IOMAI
- Founded: 1997
- Founder: Gregory Glenn

= IOMAI =

American biotech company

IOMAI was a Biotech company founded in 1997 by Gregory Glenn M.D. of the Walter Reed Army Institute of Research and Dean Lewis, a World Bank employee. The company was the first to develop the concept of transcutaneous immunization, delivery of vaccines to the skin using a patch or similar method. This provided a means to stimulate robust immune responses safely as the skin patch-based immunization targeted Langerhans cells in the skin. The patch technology underwent extensive evaluation in the context of a traveler's diarrhea vaccine which entered Phase 3 pivotal trials in 2009. IOMAI was acquired by Intercell in 2008 and the technology was the subject of a development license to GSK in 2009. Dr. Glenn pioneered needle free delivery to the skin and spawned general interest in skin-targeting vaccine technologies, including intradermal delivery and the use of the heat labile toxin as an adjuvant and the adjuvant patch.

==History==
Iomai Corporation was headquartered at 20 Firstfield Road, Gaithersburg, Maryland, and employed approximately 110 people at the time of its 2008 acquisition.

The company's transcutaneous immunization (TCI) technology, originally discovered by researchers at the Walter Reed Army Institute of Research, used the heat-labile toxin (LT) of Escherichia coli as an adjuvant to stimulate Langerhans cells in the outer layers of the skin, producing immune responses without the need for needles. Iomai traded on Nasdaq under the ticker symbol "IOMI" and by 2007 had roughly 25.5 million shares outstanding.
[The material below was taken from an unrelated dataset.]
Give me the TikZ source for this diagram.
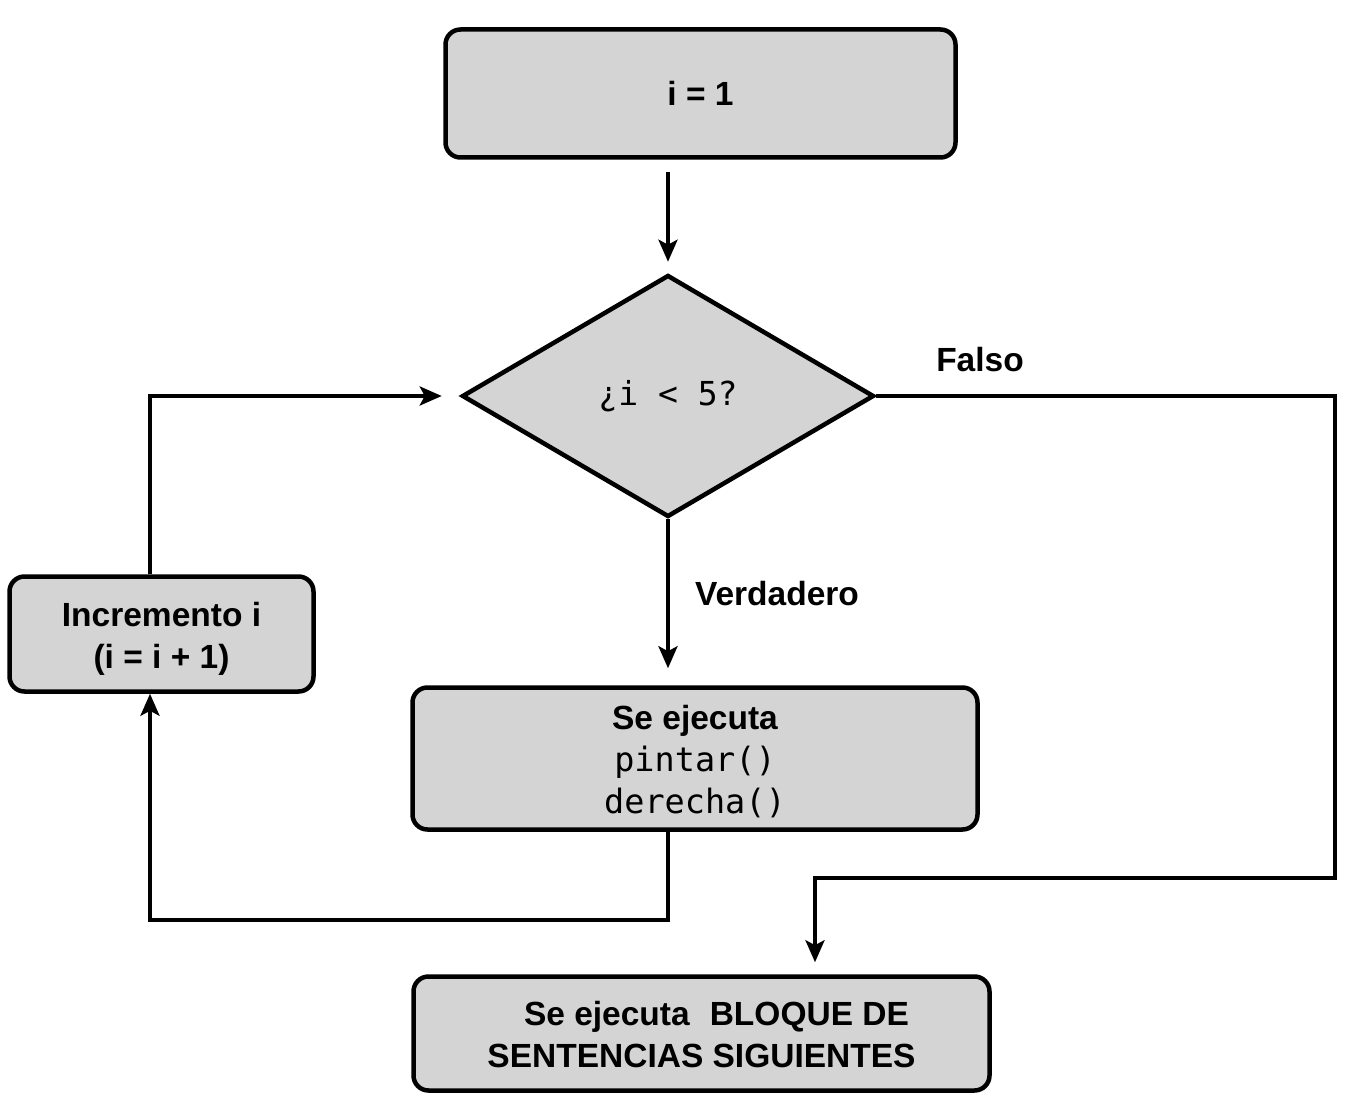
\documentclass[tikz,border=0pt]{standalone}
\usepackage{fontspec}
\setmainfont{Liberation Sans}
\setmonofont{DejaVu Sans Mono}
\usetikzlibrary{shapes.geometric,arrows.meta}
\definecolor{boxgray}{RGB}{212,212,212}
\begin{document}
\begin{tikzpicture}[x=1pt,y=-1pt,
  box/.style={draw, line width=4.5pt, fill=boxgray, rounded corners=15pt, inner sep=0pt,
    align=center, font=\fontsize{33.5}{42}\selectfont\bfseries},
  decision/.style={draw, diamond, line width=4.5pt, fill=boxgray, inner sep=0pt,
    font=\fontsize{33}{40}\selectfont\ttfamily},
  arr/.style={line width=4pt, -{Stealth[length=22pt,width=19pt,inset=5pt]}},
  lbl/.style={font=\fontsize{33.5}{40}\selectfont\bfseries, inner sep=0pt}]
\useasboundingbox (0,0) rectangle (1360,1110);

\node[box, minimum width=510pt, minimum height=128pt] (start) at (700.5,93.5) {i = 1};
\node[decision, minimum width=412pt, minimum height=242pt] (cond) at (668,396) {¿i < 5?};
\node[box, minimum width=565pt, minimum height=142pt] (exec) at (695,758.5)
  {\rule{0pt}{31pt}Se ejecuta\\{\mdseries\ttfamily pintar()}\\{\mdseries\ttfamily derecha()}};
\node[box, minimum width=304pt, minimum height=115pt] (incr) at (161.5,634)
  {\rule{0pt}{33pt}Incremento i\\(i = i + 1)};
\node[box, minimum width=576pt, minimum height=114pt] (final) at (701.5,1033.5)
  {\rule{0pt}{27pt}\hspace*{30pt}Se ejecuta\hspace{0.6em}BLOQUE DE\\SENTENCIAS SIGUIENTES};

\node[lbl] (falso) at (980,360) {Falso};
\node[lbl] (verd) at (777,594) {Verdadero};

\coordinate (lb) at (150,920);
\coordinate (rb) at (1335,878);
\coordinate (fk) at (815,878);

% start -> condition
\draw[arr, shorten <=12pt, shorten >=11pt] (start.south -| cond.north) -- (cond.north);
% true branch
\draw[arr, shorten >=17pt] (cond.south) -- (cond.south |- exec.north);
% exec -> increment
\draw[arr] (cond.south |- exec.south) |- (lb) -- (lb |- incr.south);
% increment -> condition
\draw[arr, shorten >=18pt] (lb |- incr.north) |- (cond.west);
% false branch
\draw[arr, shorten >=12pt] (cond.east) -| (rb) -- (fk) -- (fk |- final.north);
\end{tikzpicture}
\end{document}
=== Government and industry partnerships ===
In January 2007, Iomai entered into a contract with the United States Department of Health and Human Services, potentially worth up to $128 million over five years, to develop a dose-sparing immunostimulant patch for use alongside injected pandemic influenza vaccines. Iomai also received Small Business Innovation Research (SBIR) awards, including funding to develop a transcutaneous anthrax vaccine.

In June 2007, Iomai announced publication in The Lancet of positive Phase II field-study data demonstrating efficacy of its travelers' diarrhea vaccine patch, which used the heat-labile toxin of enterotoxigenic E. coli (ETEC) delivered transdermally.

In April 2008, Iomai signed an agreement with Merck & Co. to conduct proof-of-principle preclinical studies evaluating use of Iomai's immunostimulant patch, as an adjuvant to boost the immune response of injected vaccines.

=== Acquisition by Intercell ===
On May 12, 2008, Intercell AG of Vienna, Austria, announced an agreement to acquire Iomai in an all-stock-and-cash deal valued at approximately $189 million or $6.60 per share. Intercell said the acquisition would diversify its vaccine portfolio and add three clinical and three preclinical vaccine candidates, complementing Intercell's Japanese encephalitis vaccine program.

Following a positive shareholder vote on August 1, 2008, and clearance from U.S. regulators, the acquisition closed. Intercell issued 1,442,819 new shares (about 3% of its outstanding shares) at €31.11 per share, plus a cash component of €75 million ($116 million), to Iomai's shareholders, warrant holders, and option holders.

Iomai Corporation was renamed Intercell USA, Inc., and continued to operate from its Gaithersburg, Maryland, facility as an Intercell subsidiary. Intercell's Chief Operating Officer, Thomas Lingelbach, became CEO of the new subsidiary, while Iomai founder Gregory Glenn was named Chief Scientific Officer. Iomai's former CEO, Stanley C. Erck, and former CFO, Russell P. Wilson, departed the company, and Iomai was delisted from Nasdaq.